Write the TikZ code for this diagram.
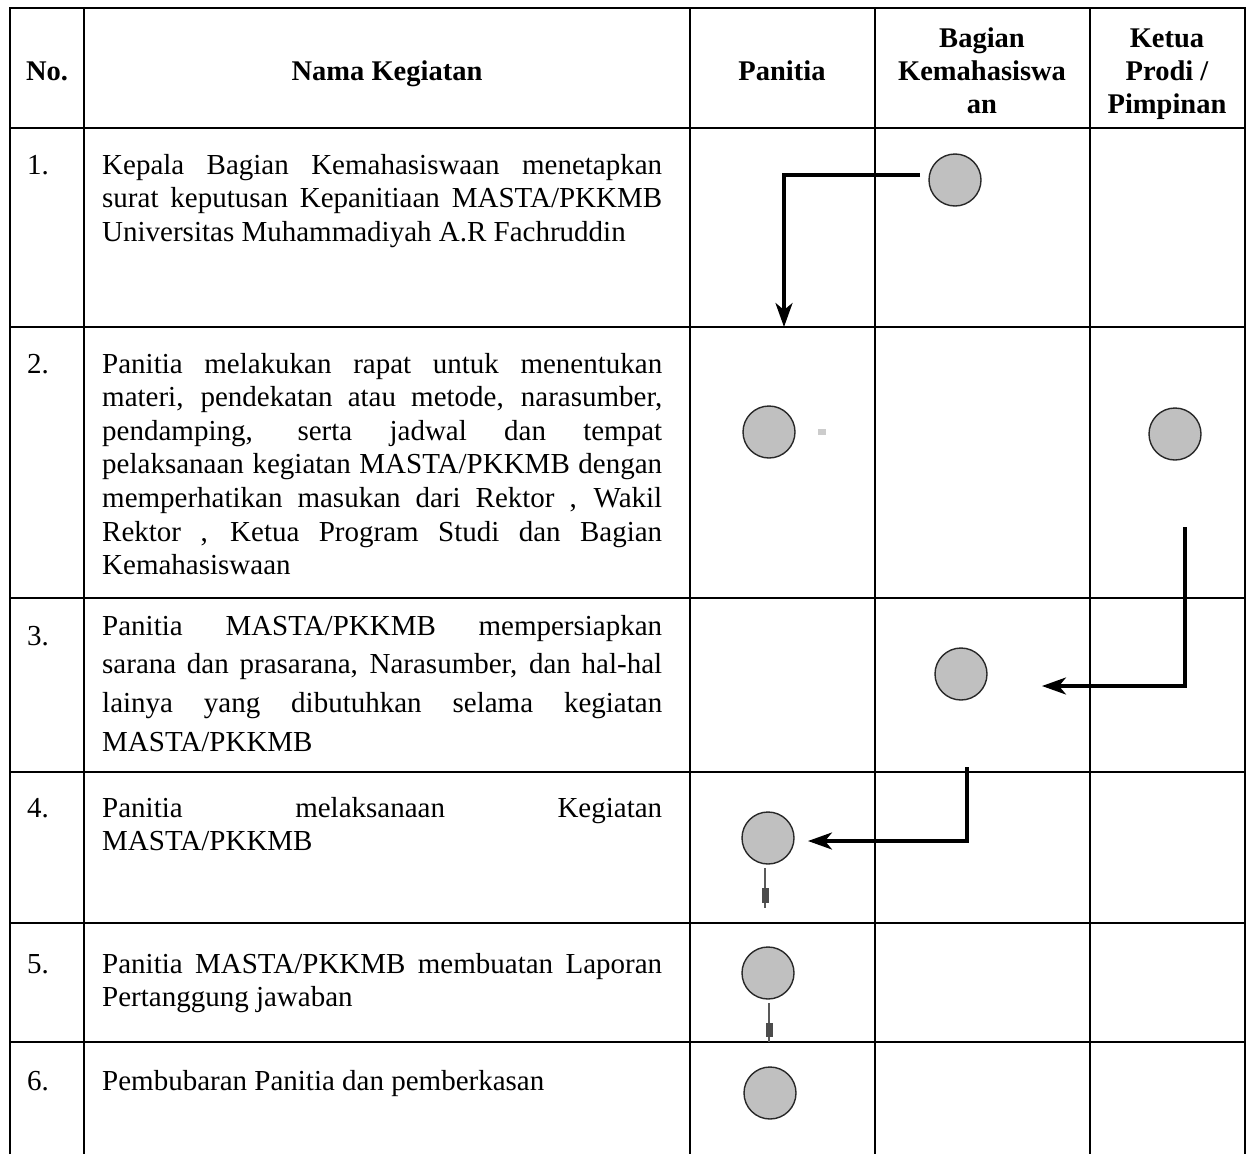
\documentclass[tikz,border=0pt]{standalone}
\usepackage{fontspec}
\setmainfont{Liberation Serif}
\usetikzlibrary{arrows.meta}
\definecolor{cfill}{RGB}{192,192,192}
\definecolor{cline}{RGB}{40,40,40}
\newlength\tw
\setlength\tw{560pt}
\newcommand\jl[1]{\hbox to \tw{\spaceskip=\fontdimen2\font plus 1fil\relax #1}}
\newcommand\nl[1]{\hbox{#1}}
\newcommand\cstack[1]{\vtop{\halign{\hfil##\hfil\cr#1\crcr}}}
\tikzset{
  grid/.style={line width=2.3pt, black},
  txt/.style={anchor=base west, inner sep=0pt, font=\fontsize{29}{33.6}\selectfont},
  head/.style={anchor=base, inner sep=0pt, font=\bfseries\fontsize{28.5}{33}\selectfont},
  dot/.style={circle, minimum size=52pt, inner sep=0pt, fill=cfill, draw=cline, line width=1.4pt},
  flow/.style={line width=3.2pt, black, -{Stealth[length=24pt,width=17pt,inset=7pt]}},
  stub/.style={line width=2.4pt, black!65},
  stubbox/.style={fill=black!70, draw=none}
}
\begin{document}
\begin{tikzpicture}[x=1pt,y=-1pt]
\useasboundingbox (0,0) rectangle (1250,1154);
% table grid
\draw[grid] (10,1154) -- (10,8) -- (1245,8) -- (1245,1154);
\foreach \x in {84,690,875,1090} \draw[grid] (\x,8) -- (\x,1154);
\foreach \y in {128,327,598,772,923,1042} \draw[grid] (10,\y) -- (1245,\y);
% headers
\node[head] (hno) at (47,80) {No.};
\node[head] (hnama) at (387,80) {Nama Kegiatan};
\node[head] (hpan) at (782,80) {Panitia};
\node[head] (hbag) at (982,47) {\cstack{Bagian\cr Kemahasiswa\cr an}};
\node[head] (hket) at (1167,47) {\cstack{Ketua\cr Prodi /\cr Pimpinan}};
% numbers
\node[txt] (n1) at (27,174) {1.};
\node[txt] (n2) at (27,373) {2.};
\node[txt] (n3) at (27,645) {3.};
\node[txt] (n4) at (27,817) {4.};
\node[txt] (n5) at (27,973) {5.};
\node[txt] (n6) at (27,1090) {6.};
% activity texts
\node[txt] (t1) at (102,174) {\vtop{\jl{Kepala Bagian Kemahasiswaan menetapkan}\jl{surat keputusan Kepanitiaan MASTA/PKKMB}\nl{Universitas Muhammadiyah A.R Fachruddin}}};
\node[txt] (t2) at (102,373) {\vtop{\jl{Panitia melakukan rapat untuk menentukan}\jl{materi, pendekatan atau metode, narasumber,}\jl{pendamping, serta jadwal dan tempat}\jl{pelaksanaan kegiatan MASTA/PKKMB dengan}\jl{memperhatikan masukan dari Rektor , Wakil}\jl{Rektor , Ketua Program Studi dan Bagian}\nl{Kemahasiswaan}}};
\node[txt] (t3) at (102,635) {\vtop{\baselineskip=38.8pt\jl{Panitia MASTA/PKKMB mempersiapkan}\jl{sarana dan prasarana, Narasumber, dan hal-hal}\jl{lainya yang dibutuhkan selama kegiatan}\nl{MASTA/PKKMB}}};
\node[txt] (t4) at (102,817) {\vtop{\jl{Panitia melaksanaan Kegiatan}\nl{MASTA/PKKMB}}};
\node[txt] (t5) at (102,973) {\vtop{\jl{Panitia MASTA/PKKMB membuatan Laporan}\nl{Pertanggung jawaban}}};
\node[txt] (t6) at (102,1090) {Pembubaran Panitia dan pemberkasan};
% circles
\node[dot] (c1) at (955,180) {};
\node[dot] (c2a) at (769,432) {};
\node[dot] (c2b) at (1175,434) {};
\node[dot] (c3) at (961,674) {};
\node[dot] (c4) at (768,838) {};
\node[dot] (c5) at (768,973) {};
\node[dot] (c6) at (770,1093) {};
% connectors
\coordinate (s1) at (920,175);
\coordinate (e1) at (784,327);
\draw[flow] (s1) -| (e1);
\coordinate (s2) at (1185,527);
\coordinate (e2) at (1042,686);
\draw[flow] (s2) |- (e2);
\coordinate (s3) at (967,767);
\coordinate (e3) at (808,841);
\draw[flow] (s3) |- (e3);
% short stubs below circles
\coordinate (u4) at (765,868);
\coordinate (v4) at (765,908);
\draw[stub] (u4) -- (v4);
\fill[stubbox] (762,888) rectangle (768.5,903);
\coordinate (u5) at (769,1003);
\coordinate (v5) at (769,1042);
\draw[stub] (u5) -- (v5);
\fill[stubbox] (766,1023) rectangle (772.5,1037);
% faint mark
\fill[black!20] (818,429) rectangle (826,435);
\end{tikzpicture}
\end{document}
•••
**Brief:** Exclude every picture and copy the remaining data exactly.

**Task answer:**
Write the TikZ code for this diagram.
\documentclass[tikz,border=0pt]{standalone}
\usepackage{fontspec}
\setmainfont{Liberation Serif}
\usetikzlibrary{arrows.meta}
\definecolor{cfill}{RGB}{192,192,192}
\definecolor{cline}{RGB}{40,40,40}
\newlength\tw
\setlength\tw{560pt}
\newcommand\jl[1]{\hbox to \tw{\spaceskip=\fontdimen2\font plus 1fil\relax #1}}
\newcommand\nl[1]{\hbox{#1}}
\newcommand\cstack[1]{\vtop{\halign{\hfil##\hfil\cr#1\crcr}}}
\tikzset{
  grid/.style={line width=2.3pt, black},
  txt/.style={anchor=base west, inner sep=0pt, font=\fontsize{29}{33.6}\selectfont},
  head/.style={anchor=base, inner sep=0pt, font=\bfseries\fontsize{28.5}{33}\selectfont},
  dot/.style={circle, minimum size=52pt, inner sep=0pt, fill=cfill, draw=cline, line width=1.4pt},
  flow/.style={line width=3.2pt, black, -{Stealth[length=24pt,width=17pt,inset=7pt]}},
  stub/.style={line width=2.4pt, black!65},
  stubbox/.style={fill=black!70, draw=none}
}
\begin{document}
\begin{tikzpicture}[x=1pt,y=-1pt]
\useasboundingbox (0,0) rectangle (1250,1154);
% table grid
\draw[grid] (10,1154) -- (10,8) -- (1245,8) -- (1245,1154);
\foreach \x in {84,690,875,1090} \draw[grid] (\x,8) -- (\x,1154);
\foreach \y in {128,327,598,772,923,1042} \draw[grid] (10,\y) -- (1245,\y);
% headers
\node[head] (hno) at (47,80) {No.};
\node[head] (hnama) at (387,80) {Nama Kegiatan};
\node[head] (hpan) at (782,80) {Panitia};
\node[head] (hbag) at (982,47) {\cstack{Bagian\cr Kemahasiswa\cr an}};
\node[head] (hket) at (1167,47) {\cstack{Ketua\cr Prodi /\cr Pimpinan}};
% numbers
\node[txt] (n1) at (27,174) {1.};
\node[txt] (n2) at (27,373) {2.};
\node[txt] (n3) at (27,645) {3.};
\node[txt] (n4) at (27,817) {4.};
\node[txt] (n5) at (27,973) {5.};
\node[txt] (n6) at (27,1090) {6.};
% activity texts
\node[txt] (t1) at (102,174) {\vtop{\jl{Kepala Bagian Kemahasiswaan menetapkan}\jl{surat keputusan Kepanitiaan MASTA/PKKMB}\nl{Universitas Muhammadiyah A.R Fachruddin}}};
\node[txt] (t2) at (102,373) {\vtop{\jl{Panitia melakukan rapat untuk menentukan}\jl{materi, pendekatan atau metode, narasumber,}\jl{pendamping, serta jadwal dan tempat}\jl{pelaksanaan kegiatan MASTA/PKKMB dengan}\jl{memperhatikan masukan dari Rektor , Wakil}\jl{Rektor , Ketua Program Studi dan Bagian}\nl{Kemahasiswaan}}};
\node[txt] (t3) at (102,635) {\vtop{\baselineskip=38.8pt\jl{Panitia MASTA/PKKMB mempersiapkan}\jl{sarana dan prasarana, Narasumber, dan hal-hal}\jl{lainya yang dibutuhkan selama kegiatan}\nl{MASTA/PKKMB}}};
\node[txt] (t4) at (102,817) {\vtop{\jl{Panitia melaksanaan Kegiatan}\nl{MASTA/PKKMB}}};
\node[txt] (t5) at (102,973) {\vtop{\jl{Panitia MASTA/PKKMB membuatan Laporan}\nl{Pertanggung jawaban}}};
\node[txt] (t6) at (102,1090) {Pembubaran Panitia dan pemberkasan};
% circles
\node[dot] (c1) at (955,180) {};
\node[dot] (c2a) at (769,432) {};
\node[dot] (c2b) at (1175,434) {};
\node[dot] (c3) at (961,674) {};
\node[dot] (c4) at (768,838) {};
\node[dot] (c5) at (768,973) {};
\node[dot] (c6) at (770,1093) {};
% connectors
\coordinate (s1) at (920,175);
\coordinate (e1) at (784,327);
\draw[flow] (s1) -| (e1);
\coordinate (s2) at (1185,527);
\coordinate (e2) at (1042,686);
\draw[flow] (s2) |- (e2);
\coordinate (s3) at (967,767);
\coordinate (e3) at (808,841);
\draw[flow] (s3) |- (e3);
% short stubs below circles
\coordinate (u4) at (765,868);
\coordinate (v4) at (765,908);
\draw[stub] (u4) -- (v4);
\fill[stubbox] (762,888) rectangle (768.5,903);
\coordinate (u5) at (769,1003);
\coordinate (v5) at (769,1042);
\draw[stub] (u5) -- (v5);
\fill[stubbox] (766,1023) rectangle (772.5,1037);
% faint mark
\fill[black!20] (818,429) rectangle (826,435);
\end{tikzpicture}
\end{document}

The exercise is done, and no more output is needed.